Birmingham Revitalization: Some Neighborhoods Feel Ignored by City Hall
When David VanWilliams moved to Birmingham, he was looking for a fixer-upper and fell in love with the neighborhood of Inglenook. Inglenook sits just north of the airport. Like its southern neighbors, Crestwood and Avondale, Inglenook has turn-of-the-century brick bungalows and wide streets with sidewalks. But unlike those other neighborhoods, potholes mark the roads and many houses are in disrepair. Residents don’t have the money to fix them.
“Actually, I would just could say that there is a divide between South Birmingham and the rest of Birmingham,” VanWilliams explains.
VanWilliams says that many of his neighbors lived here during and the Civil Rights Movement, but they haven’t seen much progress in the fifty years since.
VanWilliams is a carpenter, so about two years ago, he decided to try to fix two of the neighborhood’s biggest problems: crime and derelict homes. In an effort to get young people off the street, he would teach them carpentry, and together they would take on neighborhood projects at a big discount. Two birds, one stone.
“Watch your step,” VanWilliams cautions, as he steps into a two-room addition he’s building onto the home of Henry Elmore, a neighbor and former baseball player with the Birmingham Black Barons. Elmore can’t afford to pay much for the addition, so VanWilliams and the students work cheaply.
So far, VanWilliams says he hasn’t been able to get the city leaders to recognize the needs of his neighborhood.
“Rather than ignoring the frustrations of the people, we feel like city money should be spent to improve the conditions of the people, instead of us writing [the problems] off as normal,” VanWilliams says.
On the other side of the airport is the neighborhood of Wahouma, a narrow sliver of a streets sandwiched between 1st Ave North and Interstate 59.
“I am going to take you where a whole neighborhood is empty,” say Pat Johnson, Wahouma’s neighborhood president. “Keep straight. I am going to show you Abandonsville.”
Johnson has lived in Wahouma for about 30 years, and she regularly drives through the neighborhood noting abandoned homes, blocked sewer drains and piled-up trash.
Along the flat, sunny street are crumbling, clapboard houses with sunken in roofs. Many are doorless with smashed windows. Some are half burned. Others are swallowed in kudzu and overgrown shrubs.
“That’s empty, that’s empty, that’s empty,” Johnson counts down the houses on both sides of one street. She lets out a short, frustrated laugh.
In her unofficial count, Johnson says these few streets have more than two dozen abandoned homes. Johnson says she has written to the city, but nothing seems to get done.
Neighborhoods like Wahouma and Inglenook are old. Built in the 1920s and 1930s, they were solid, working-class communities, until the city started to empty out following the civil rights protests of the 1960s. In the fifty years since, Birmingham has lost more than 100,000 residents, and Johnson complains neighborhood like hers were left to suffer with blight, crime, and increasing poverty.
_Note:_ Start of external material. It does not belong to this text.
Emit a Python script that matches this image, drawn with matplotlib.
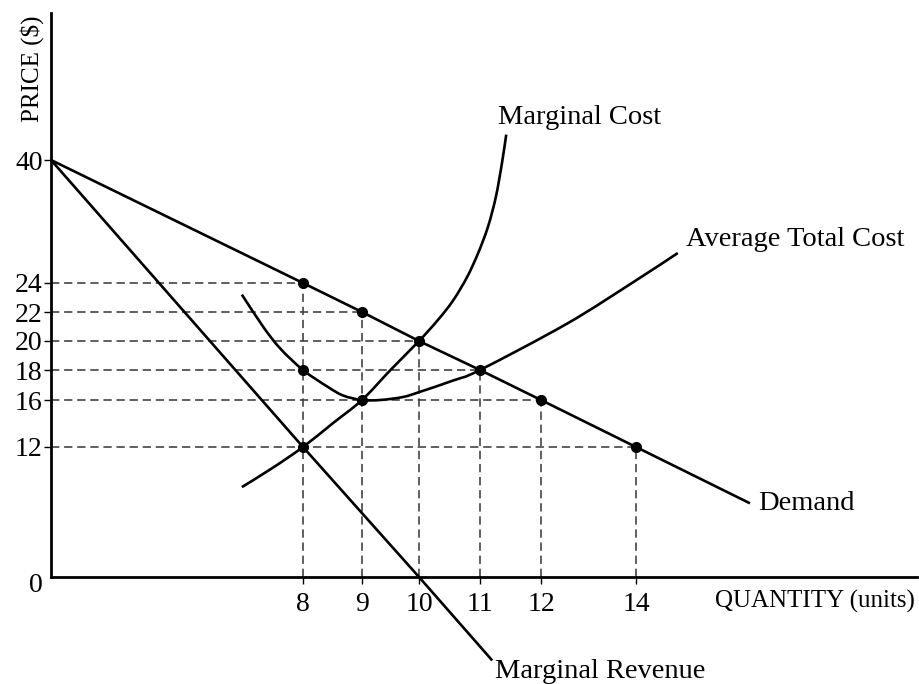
import numpy as np
import matplotlib
matplotlib.use("Agg")
import matplotlib.pyplot as plt
from matplotlib.path import Path
from matplotlib.patches import PathPatch
from matplotlib.transforms import ScaledTranslation

plt.rcParams["font.family"] = ["Liberation Serif", "DejaVu Serif"]

# ---- data ----
quantity_ticks = [8, 9, 10, 11, 12, 14]
price_ticks = [0, 12, 16, 18, 20, 22, 24, 40]

demand_q = [0, 8, 9, 10, 11, 12, 14, 16.4]
demand_p = [40, 24, 22, 20, 18, 16, 12, 6.8]

mr_q = [0, 8, 10, 11.2]
mr_p = [40, 12, 0, -7.7]

mc_q = [6.06, 7.05, 8, 8.5, 9, 9.5, 10, 10.31, 10.56, 10.79, 10.97, 11.13,
        11.26, 11.36, 11.43]
mc_p = [8.3, 10.1, 12, 14.0, 16, 18.0, 20, 21.45, 22.8, 24.8, 27.9, 31.3,
        35.2, 39.6, 43.3]

atc_q = [6.06, 6.73, 7.27, 8, 8.41, 8.68, 9, 9.32, 9.72, 10.02, 10.56, 11,
         12.55, 13.94, 14.88]
atc_p = [23.2, 21.0, 19.5, 18, 16.9, 16.3, 16, 16.0, 16.2, 16.55, 17.3, 18,
         21.2, 24.1, 27.9]

# points marked on the demand curve (also the ends of the dashed guides)
guide_q = [8, 9, 10, 11, 12, 14]
guide_p = [24, 22, 20, 18, 16, 12]

# other marked points (ATC and MC crossings)
extra_q = [8, 9, 8]
extra_p = [18, 16, 12]


# the original is not drawn to scale, so use piecewise linear axes
def piecewise(vals, pos):
    vals = np.asarray(vals, float)
    pos = np.asarray(pos, float)

    def make(a, b):
        lo_slope = (b[1] - b[0]) / (a[1] - a[0])
        hi_slope = (b[-1] - b[-2]) / (a[-1] - a[-2])

        def f(v):
            v = np.asarray(v, float)
            out = np.interp(v, a, b)
            out = np.where(v < a[0], b[0] + (v - a[0]) * lo_slope, out)
            out = np.where(v > a[-1], b[-1] + (v - a[-1]) * hi_slope, out)
            return out
        return f

    return make(vals, pos), make(pos, vals)


x_fwd, x_inv = piecewise([0, 8, 9, 10, 11, 12, 14],
                         [51, 303, 362, 419, 480, 541, 636])
y_fwd, y_inv = piecewise([0, 12, 16, 18, 20, 22, 24, 40],
                         [107, 237, 284, 314, 343, 372, 401, 524])


def smooth_path(q, p):
    """Bezier path through the points (Catmull-Rom in scaled space)."""
    pts = np.column_stack([x_fwd(q), y_fwd(p)])
    n = len(pts)
    verts = [pts[0]]
    codes = [Path.MOVETO]
    for i in range(n - 1):
        p0 = pts[max(i - 1, 0)]
        p1, p2 = pts[i], pts[i + 1]
        p3 = pts[min(i + 2, n - 1)]
        verts += [p1 + (p2 - p0) / 6, p2 - (p3 - p1) / 6, p2]
        codes += [Path.CURVE4] * 3
    verts = np.array(verts)
    data = np.column_stack([x_inv(verts[:, 0]), y_inv(verts[:, 1])])
    return Path(data, codes)


W, H = 919, 684
fig = plt.figure(figsize=(W / 100, H / 100), dpi=100)
ax = fig.add_axes([51 / W, 107 / H, (917 - 51) / W, (671 - 107) / H])
ax.set_xscale("function", functions=(x_fwd, x_inv))
ax.set_yscale("function", functions=(y_fwd, y_inv))
ax.set_xlim(0, float(x_inv(917)))
ax.set_ylim(0, float(y_inv(671)))

# dashed guides
dash = dict(color="#3c3c3c", lw=1.15, dashes=(5.2, 3.0), zorder=1)
for q, p in zip(guide_q, guide_p):
    ax.plot([0, q], [p, p], **dash)
    ax.plot([q, q], [0, p], **dash)

LW = 1.9
line = dict(color="black", lw=LW, solid_capstyle="butt", zorder=3)
ax.plot(demand_q, demand_p, **line)
ax.plot(mr_q, mr_p, clip_on=False, **line)
for q, p in ((mc_q, mc_p), (atc_q, atc_p)):
    ax.add_patch(PathPatch(smooth_path(q, p), fill=False, edgecolor="black",
                           lw=LW, capstyle="butt", zorder=3))

ax.plot(guide_q, guide_p, "o", color="black", ms=7, zorder=4)
ax.plot(extra_q, extra_p, "o", color="black", ms=7, zorder=4)

# curve labels
lab = dict(fontsize=20.5, textcoords="offset pixels", va="center", ha="left")
ax.annotate("Marginal Cost", (mc_q[-1], mc_p[-1]), xytext=(-8, 17), **lab)
ax.annotate("Average Total Cost", (atc_q[-1], atc_p[-1]), xytext=(8, 14), **lab)
ax.annotate("Demand", (demand_q[-1], demand_p[-1]), xytext=(8, 0), **lab)
ax.annotate("Marginal Revenue", (mr_q[-1], mr_p[-1]), xytext=(3, -11),
            annotation_clip=False, **lab)

# axes styling
for side in ("top", "right"):
    ax.spines[side].set_visible(False)
for side in ("left", "bottom"):
    ax.spines[side].set_linewidth(2.0)

ax.set_xticks(quantity_ticks)
ax.set_xticklabels([str(v) for v in quantity_ticks])
ax.set_yticks(price_ticks)
ax.set_yticklabels([str(v) for v in price_ticks])
ax.minorticks_off()
ax.tick_params(axis="both", direction="out", length=5, width=1.0,
               labelsize=20, color="black")
ax.tick_params(axis="x", pad=6)
ax.tick_params(axis="y", pad=1)

# the origin label sits a little below the axis in the original
zero_tick = ax.yaxis.get_major_ticks()[0]
zero_tick.tick1line.set_visible(False)
zero_lbl = zero_tick.label1
zero_lbl.set_transform(zero_lbl.get_transform()
                       + ScaledTranslation(0, -0.06, fig.dpi_scale_trans))

fig.text(32 / W, 1 - 69 / H, "PRICE ($)", rotation=90, ha="center",
         va="center", fontsize=18)
fig.text(715 / W, 1 - 601 / H, "QUANTITY (units)", ha="left", va="center",
         fontsize=18)

fig.savefig("out.png", dpi=100)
Johnson says she wants to see new people and businesses moving into Birmingham, but she also wants to make sure that her neighborhood isn’t passed over.
“While that is happening downtown, people in communities that have been neglected for 20 and 30 years they are not getting any piece of the pie,” Johnson explains. “They are not getting the crumbs.”
Mayor William Bell says that the city’s neighborhoods are getting more than just crumbs.
“What I would suggest to anyone that listens to this program,” Bell says, “is that they get into their car, and ride out to North Birmingham.”
Bell points to parks that have been redone with new swimming pools. The city built a new library in Prattville and remodeled one in Inglenook, and constructed new pedestrians bridges to help residents cross intersections and railroad tracks.
“What you have to understand is that with 50 years of out migration, 50 years of neglect, you can’t turn that ship around overnight,” Bell explains.
He says that he wants to encourage development and investment in all of Birmingham’s neighborhoods — but that to attract developers, neighborhoods also have to bring some resources to the table. Bell acknowledges that many neighborhoods, likely the majority of neighborhoods, are impoverished.
“Those are the places that we have to spend money to put in the public infrastructure to make it attractive to someone to come out and invest,” Bell explains.
That’s exactly what Johnson and Van Williams say they are asking for – small projects – like helping residents get cans of paint to touch up their homes or enforcing city ordinances about trash and noise. Little things, they both say, would go a long way to making their neighborhoods feel a part of the city.